PROVIDED DATA

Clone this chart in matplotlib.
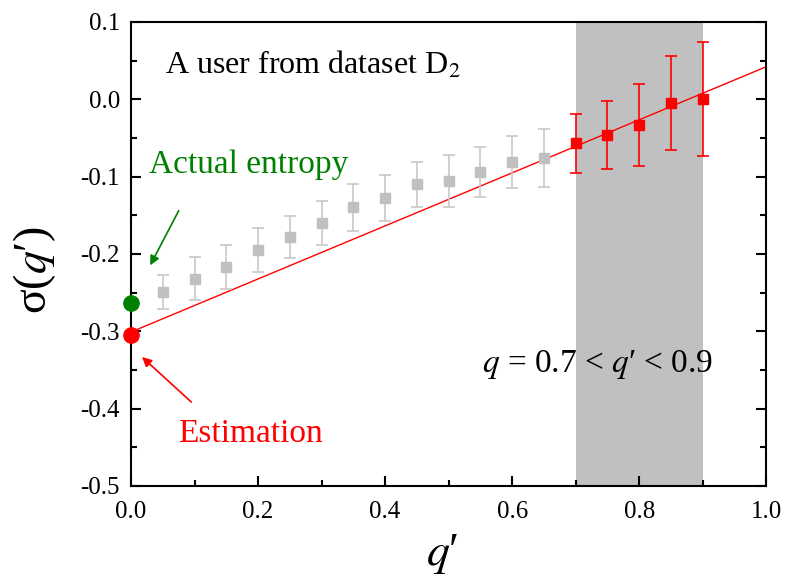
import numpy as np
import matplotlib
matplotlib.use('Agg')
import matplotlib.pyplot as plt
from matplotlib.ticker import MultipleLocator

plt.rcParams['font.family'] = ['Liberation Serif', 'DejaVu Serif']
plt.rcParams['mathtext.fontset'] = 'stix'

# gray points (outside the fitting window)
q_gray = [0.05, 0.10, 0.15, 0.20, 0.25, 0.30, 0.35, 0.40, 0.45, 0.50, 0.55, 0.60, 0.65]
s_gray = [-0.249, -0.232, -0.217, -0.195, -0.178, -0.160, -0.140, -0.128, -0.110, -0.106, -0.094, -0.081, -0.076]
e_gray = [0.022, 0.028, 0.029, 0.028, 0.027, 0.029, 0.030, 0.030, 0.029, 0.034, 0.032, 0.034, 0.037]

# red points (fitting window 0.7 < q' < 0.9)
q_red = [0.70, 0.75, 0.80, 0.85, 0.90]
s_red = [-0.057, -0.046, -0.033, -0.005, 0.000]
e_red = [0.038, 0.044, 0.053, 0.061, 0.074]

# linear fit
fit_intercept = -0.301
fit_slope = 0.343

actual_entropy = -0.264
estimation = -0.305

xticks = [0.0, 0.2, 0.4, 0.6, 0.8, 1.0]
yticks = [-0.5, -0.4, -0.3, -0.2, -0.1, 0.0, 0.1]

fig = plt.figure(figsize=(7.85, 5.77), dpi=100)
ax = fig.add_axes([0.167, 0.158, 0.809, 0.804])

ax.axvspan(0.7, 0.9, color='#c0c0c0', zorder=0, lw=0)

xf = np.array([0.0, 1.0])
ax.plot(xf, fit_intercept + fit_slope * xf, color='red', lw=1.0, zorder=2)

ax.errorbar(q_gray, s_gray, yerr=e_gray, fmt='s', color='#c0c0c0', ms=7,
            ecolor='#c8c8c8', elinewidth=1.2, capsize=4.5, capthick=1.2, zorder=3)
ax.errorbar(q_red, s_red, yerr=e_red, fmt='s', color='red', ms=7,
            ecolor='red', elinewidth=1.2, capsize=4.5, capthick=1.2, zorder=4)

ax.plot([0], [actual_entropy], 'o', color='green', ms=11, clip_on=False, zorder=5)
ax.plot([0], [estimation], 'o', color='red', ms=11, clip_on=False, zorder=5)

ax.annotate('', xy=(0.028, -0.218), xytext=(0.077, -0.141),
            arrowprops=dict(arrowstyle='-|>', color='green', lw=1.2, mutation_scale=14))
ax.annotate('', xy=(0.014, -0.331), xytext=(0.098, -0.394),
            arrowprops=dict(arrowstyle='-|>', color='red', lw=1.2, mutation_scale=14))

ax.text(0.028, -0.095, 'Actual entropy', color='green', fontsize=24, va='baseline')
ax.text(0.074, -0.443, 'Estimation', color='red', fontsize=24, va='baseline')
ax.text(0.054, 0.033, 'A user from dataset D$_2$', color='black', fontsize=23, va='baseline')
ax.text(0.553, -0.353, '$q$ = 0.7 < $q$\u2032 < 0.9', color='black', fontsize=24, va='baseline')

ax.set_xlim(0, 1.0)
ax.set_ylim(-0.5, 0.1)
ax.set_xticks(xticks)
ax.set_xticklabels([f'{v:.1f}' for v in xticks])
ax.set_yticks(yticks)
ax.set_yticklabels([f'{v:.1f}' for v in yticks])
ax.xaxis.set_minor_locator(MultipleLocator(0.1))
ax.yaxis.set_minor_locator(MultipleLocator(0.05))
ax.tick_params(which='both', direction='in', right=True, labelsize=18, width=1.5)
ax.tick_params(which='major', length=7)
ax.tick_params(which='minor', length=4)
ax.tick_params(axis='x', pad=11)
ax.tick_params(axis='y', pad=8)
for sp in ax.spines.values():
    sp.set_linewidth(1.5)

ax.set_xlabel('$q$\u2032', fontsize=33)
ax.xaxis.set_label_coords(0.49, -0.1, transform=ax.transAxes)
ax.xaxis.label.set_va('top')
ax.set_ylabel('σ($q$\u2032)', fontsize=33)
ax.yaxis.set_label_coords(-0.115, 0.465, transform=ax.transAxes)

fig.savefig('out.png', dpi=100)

PROBLEM
Track down the lines that include the word "matplotlib" and copy them.

EXERCISE ANSWER
Clone this chart in matplotlib.
import matplotlib
matplotlib.use('Agg')
import matplotlib.pyplot as plt
from matplotlib.ticker import MultipleLocator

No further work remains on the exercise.